When in 2009 the Pompidou, the Tate, and the Quirinale put on a traveling anniversary exhibition of Futurism, curated by Didier Ottinger, Matthew Gale, and Ester Coen, they made no mention of the Italian women writers and artists who had been direct early contributors: writers like Irma Valeria and Maria Ginanni or artists like Adriana Bisi Fabbri and Rougena Zatkova. They didn’t note that women constituted the first international members of Futurism. Mina Loy (British), Frances Simpson Stevens (American), Alexandra Exter and Olga Rozanova (Russian), were the first non-Italians to exhibit with the Futurists at the First Free International Futurist Exhibition in Rome (1914). It is frustrating to see the same error reiterated ten years later by the same curator. Stars of Italian Futurism, Giacomo Balla, Fortunato Depero, and Umberto Boccioni, feature in the show, but like the Post-Impressionists, they have been separated out in an independent space. This choice reifies their reputation as a misogynist band of brothers while truncating possibilities for more engaged, progressive, or comparative dialogues with Goncharova.
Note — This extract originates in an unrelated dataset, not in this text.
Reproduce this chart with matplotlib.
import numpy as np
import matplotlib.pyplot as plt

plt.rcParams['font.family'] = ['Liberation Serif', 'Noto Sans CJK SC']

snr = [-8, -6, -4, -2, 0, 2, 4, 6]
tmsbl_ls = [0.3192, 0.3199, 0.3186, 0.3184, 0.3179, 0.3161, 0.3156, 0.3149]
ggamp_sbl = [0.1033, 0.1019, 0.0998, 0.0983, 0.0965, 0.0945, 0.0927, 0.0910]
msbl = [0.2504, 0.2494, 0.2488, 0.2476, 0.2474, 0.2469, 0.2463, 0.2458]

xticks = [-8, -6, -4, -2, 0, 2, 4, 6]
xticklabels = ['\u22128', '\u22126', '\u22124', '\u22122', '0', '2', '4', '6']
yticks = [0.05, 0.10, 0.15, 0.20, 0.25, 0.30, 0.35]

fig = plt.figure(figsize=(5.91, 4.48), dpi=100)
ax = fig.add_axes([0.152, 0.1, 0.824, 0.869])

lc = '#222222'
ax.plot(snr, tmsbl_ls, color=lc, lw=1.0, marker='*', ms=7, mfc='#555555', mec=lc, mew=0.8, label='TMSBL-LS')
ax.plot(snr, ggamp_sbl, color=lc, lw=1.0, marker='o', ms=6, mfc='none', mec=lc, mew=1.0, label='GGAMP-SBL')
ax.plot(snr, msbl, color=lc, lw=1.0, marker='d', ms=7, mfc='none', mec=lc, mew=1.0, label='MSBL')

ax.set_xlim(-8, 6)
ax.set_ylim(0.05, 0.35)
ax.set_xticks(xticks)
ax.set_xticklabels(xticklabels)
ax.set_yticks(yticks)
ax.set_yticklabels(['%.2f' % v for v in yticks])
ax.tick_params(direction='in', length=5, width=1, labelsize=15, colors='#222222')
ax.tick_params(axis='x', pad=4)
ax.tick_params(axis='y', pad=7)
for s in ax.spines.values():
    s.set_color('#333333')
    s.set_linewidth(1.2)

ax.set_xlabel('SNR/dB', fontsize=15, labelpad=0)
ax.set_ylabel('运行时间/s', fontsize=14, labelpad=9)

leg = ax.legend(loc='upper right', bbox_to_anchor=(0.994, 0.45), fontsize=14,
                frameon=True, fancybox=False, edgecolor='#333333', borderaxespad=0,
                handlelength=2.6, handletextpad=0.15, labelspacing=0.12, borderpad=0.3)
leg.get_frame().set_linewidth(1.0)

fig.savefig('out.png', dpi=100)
In spite of these problems, I came away from the exhibition with a profound respect for her intellectual curiosity and virtuosity. British critic Waldemar Januszczak had a decidedly different opinion of the Tate show, describing her talent as “unstable,” her understanding of Cubism “charming but slight,” and her stylistic borrowings as “gadfly skipping.” His ultimate takeaway was of an artist of “uncertainty and shallowness.”[5] I was sad to hear a voice whose opinion I have often shared recycle the tired, centuries-old, chauvinist criticisms that a woman artist produces charming but facile work that does not “penetrate below the surface.”[6] What failed to penetrate below the surface here was perhaps the curation, but certainly not the content.
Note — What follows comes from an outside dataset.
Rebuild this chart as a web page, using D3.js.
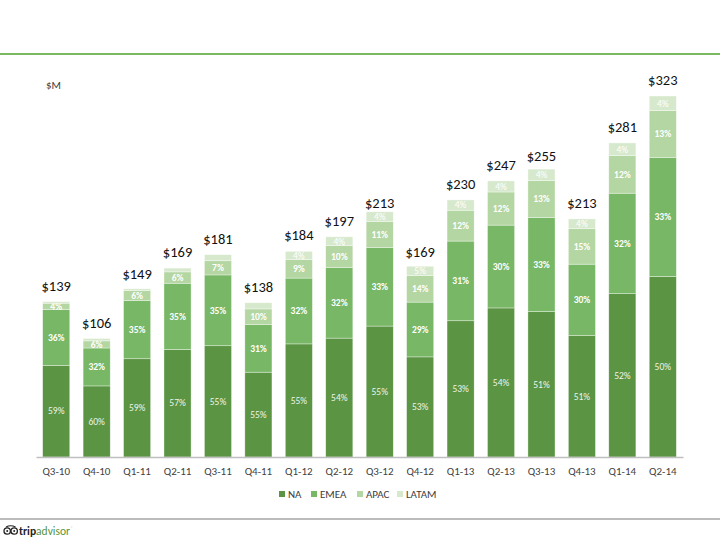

[1] Elena Basner, “The Artist Richest in Colors,” Natalia Goncharova: The Russian Years (Saint Petersburg: State Russian Museum, 2002)
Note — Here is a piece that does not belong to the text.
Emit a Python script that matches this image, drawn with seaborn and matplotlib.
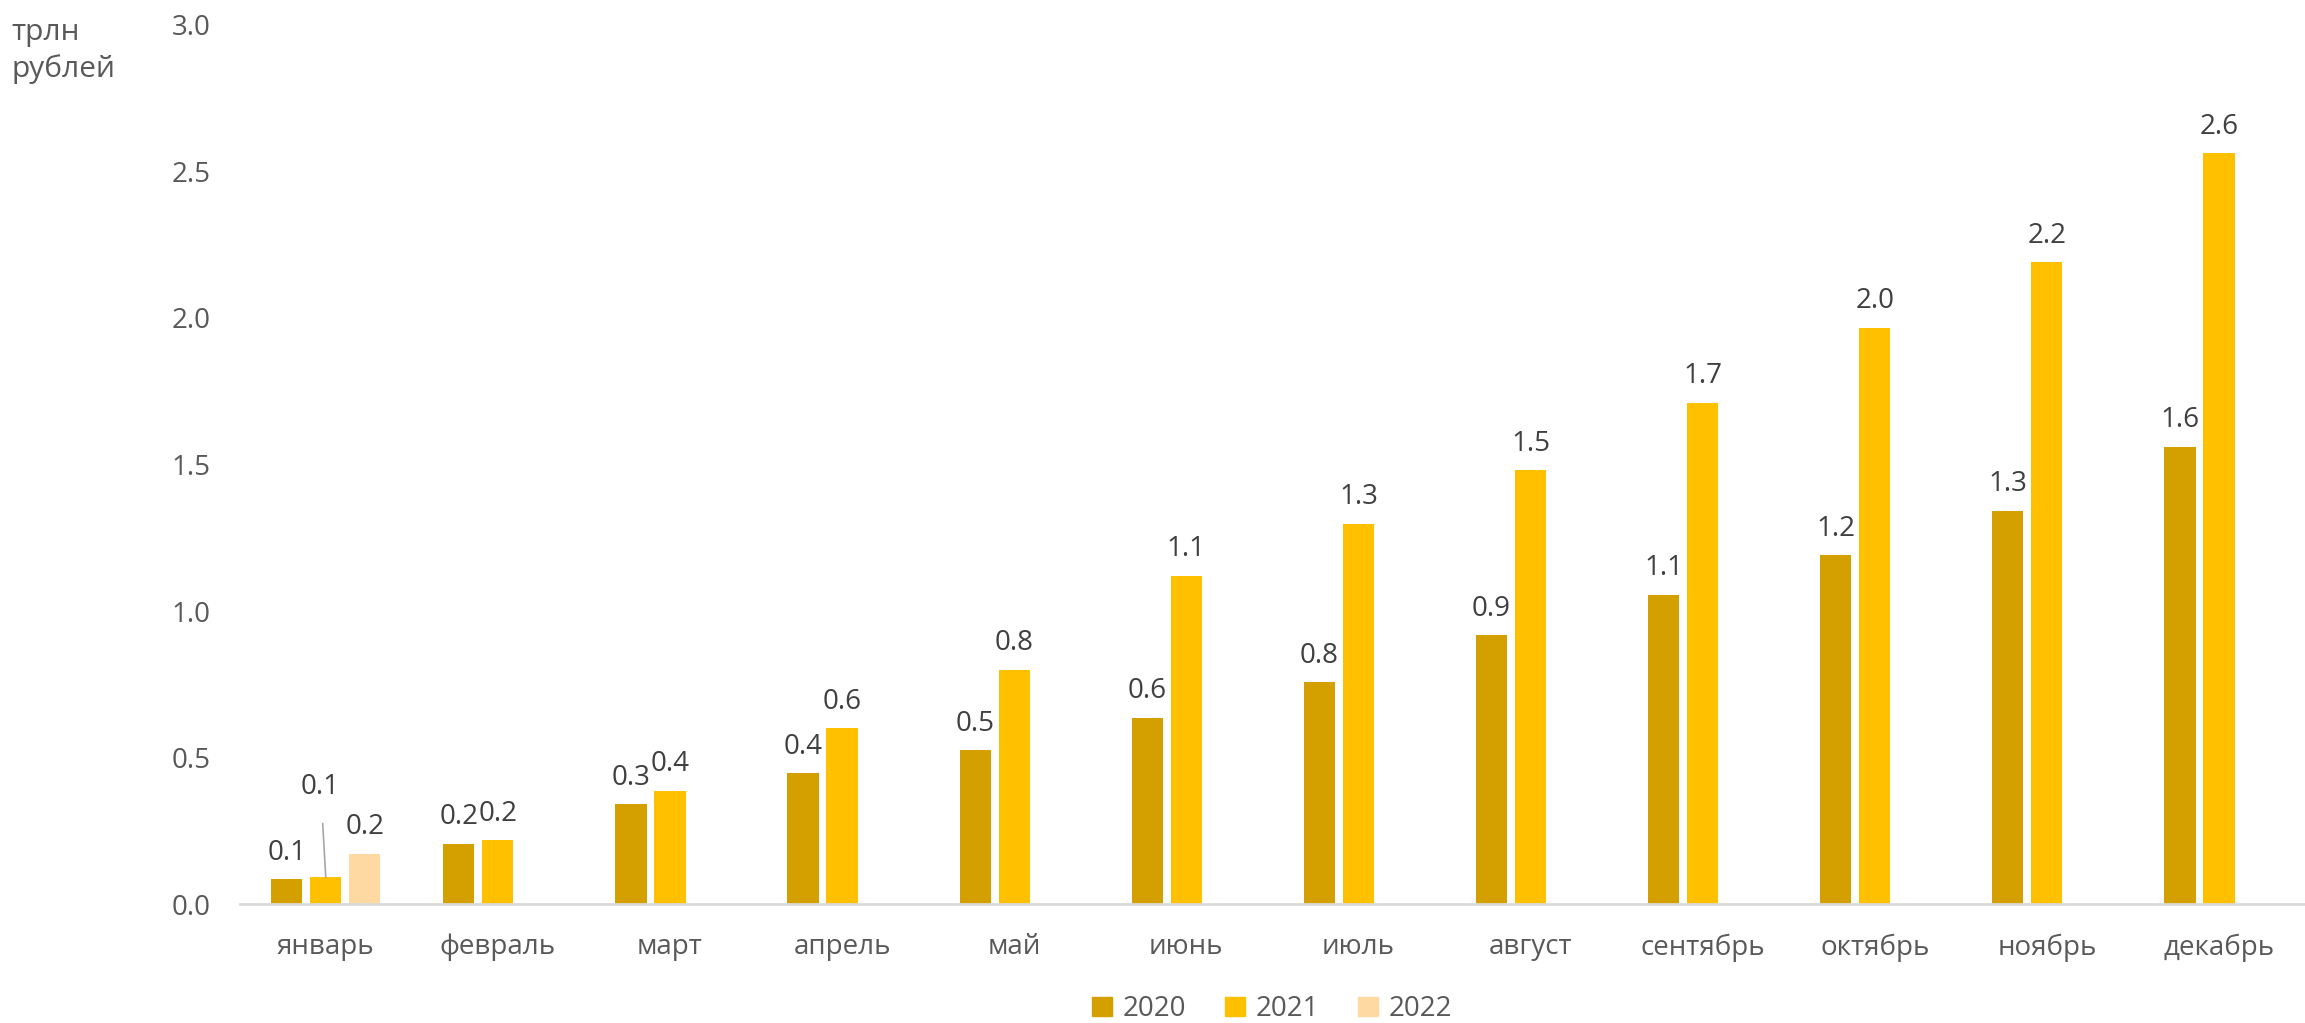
import matplotlib
matplotlib.use("Agg")
import matplotlib.pyplot as plt
import matplotlib.patches as mpatches
import pandas as pd
import seaborn as sns

months = ["январь", "февраль", "март", "апрель", "май", "июнь",
          "июль", "август", "сентябрь", "октябрь", "ноябрь", "декабрь"]
years = ["2020", "2021", "2022"]
vals_2020 = [0.085, 0.205, 0.341, 0.447, 0.525, 0.636, 0.757, 0.918, 1.056, 1.19, 1.342, 1.561]
vals_2021 = [0.091, 0.217, 0.387, 0.60, 0.80, 1.12, 1.298, 1.481, 1.71, 1.966, 2.19, 2.562]
vals_2022 = [0.171]
colors = ["#D4A000", "#FFC000", "#FFD9A1"]

rows = []
for m, v in zip(months, vals_2020):
    rows.append((m, "2020", v))
for m, v in zip(months, vals_2021):
    rows.append((m, "2021", v))
for m, v in zip(months, vals_2022):
    rows.append((m, "2022", v))
df = pd.DataFrame(rows, columns=["month", "year", "value"])

sns.set_theme(style="white")
plt.rcParams["font.family"] = ["Open Sans", "DejaVu Sans"]

fig = plt.figure(figsize=(23.05, 10.23), dpi=100)
ax = fig.add_axes([0.104, 0.1163, 0.896, 0.8593])

sns.barplot(data=df, x="month", y="value", hue="year", order=months,
            hue_order=years, palette=colors, width=0.68, gap=0.2,
            saturation=1, linewidth=0, legend=False, ax=ax)

ax.set_ylim(0, 3.0)
ax.set_yticks([0, 0.5, 1.0, 1.5, 2.0, 2.5, 3.0])
ax.set_yticklabels([f"{t:.1f}" for t in ax.get_yticks()])
ax.set_xlabel("")
ax.set_ylabel("")
for s in ["top", "right", "left"]:
    ax.spines[s].set_visible(False)
ax.spines["bottom"].set_color("#d9d9d9")
ax.spines["bottom"].set_linewidth(2)
ax.tick_params(axis="both", length=0, labelsize=20, labelcolor="#595959")
ax.tick_params(axis="y", pad=21)
ax.tick_params(axis="x", pad=21)

lab_kw = dict(fontsize=20, color="#404040", padding=9)
c20, c21, c22 = ax.containers[:3]
ax.bar_label(c20, labels=[f"{v:.1f}" for v in vals_2020], **lab_kw)
ax.bar_label(c21, labels=[""] + [f"{v:.1f}" for v in vals_2021[1:]], **lab_kw)
ax.bar_label(c22, labels=[f"{v:.1f}" for v in vals_2022], **lab_kw)

# январь 2021: label pulled up with a leader line
b = c21[0]
bx = b.get_x() + b.get_width() / 2
ax.annotate(f"{vals_2021[0]:.1f}", xy=(bx, vals_2021[0]), xytext=(bx - 0.03, 0.40),
            ha="center", va="center", fontsize=20, color="#404040",
            arrowprops=dict(arrowstyle="-", color="#a6a6a6", lw=1.2,
                            shrinkA=14, shrinkB=0))

fig.text(0.005, 0.95, "трлн\nрублей", ha="left", va="center", fontsize=21.5,
         color="#595959", linespacing=1.3)

handles = [mpatches.Patch(color=c, label=y) for c, y in zip(colors, years)]
fig.legend(handles=handles, loc="center", bbox_to_anchor=(0.552, 0.0137),
           ncol=3, frameon=False, fontsize=20, labelcolor="#595959",
           handlelength=0.7, handleheight=0.7, handletextpad=0.4,
           columnspacing=1.4)

fig.savefig("out.png", dpi=100)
[2] Quote from the preface to 1913 catalogue qtd. in Olga Furman, “Natalia Goncharova: Artistic Innovator and Inspiring Muse,” Marianne Werefkin and the Women Artists in her Circle, Tanja Malycheva and Isabel Wunsche, eds. (Brill, 2016), 195-96.

[3] Claudia Salaris, Le Futuriste: donne e letteratura d’avanguardia in Italia, 1909-1944 (Milan: Edizioni delle donne, 1982); Mirella Bentivoglio and Franca Zoccoli, Women Artists of Italian Futurism: Almost Lost to History (New York: Midmarch Press, 1998); Giancarlo Carpi, Futuriste. Letteratura. Arte. Vita (Roma: Castelvecchi, 2009)

[4] Hal Foster, Prosthetic Gods (Boston: MIT Press, 2004)

[5] The Sunday Times (June 9, 2019) https://www.thetimes.co.uk/article/natalia-goncharova-at-tate-modern-review-not-a-convincing-case-for-her-talent-r68fnjpxj

[6] See Cindy Nemser, “Art Criticism and Women Artists,” The Journal of Aesthetic Education 7:3 (July 1973): 73-83.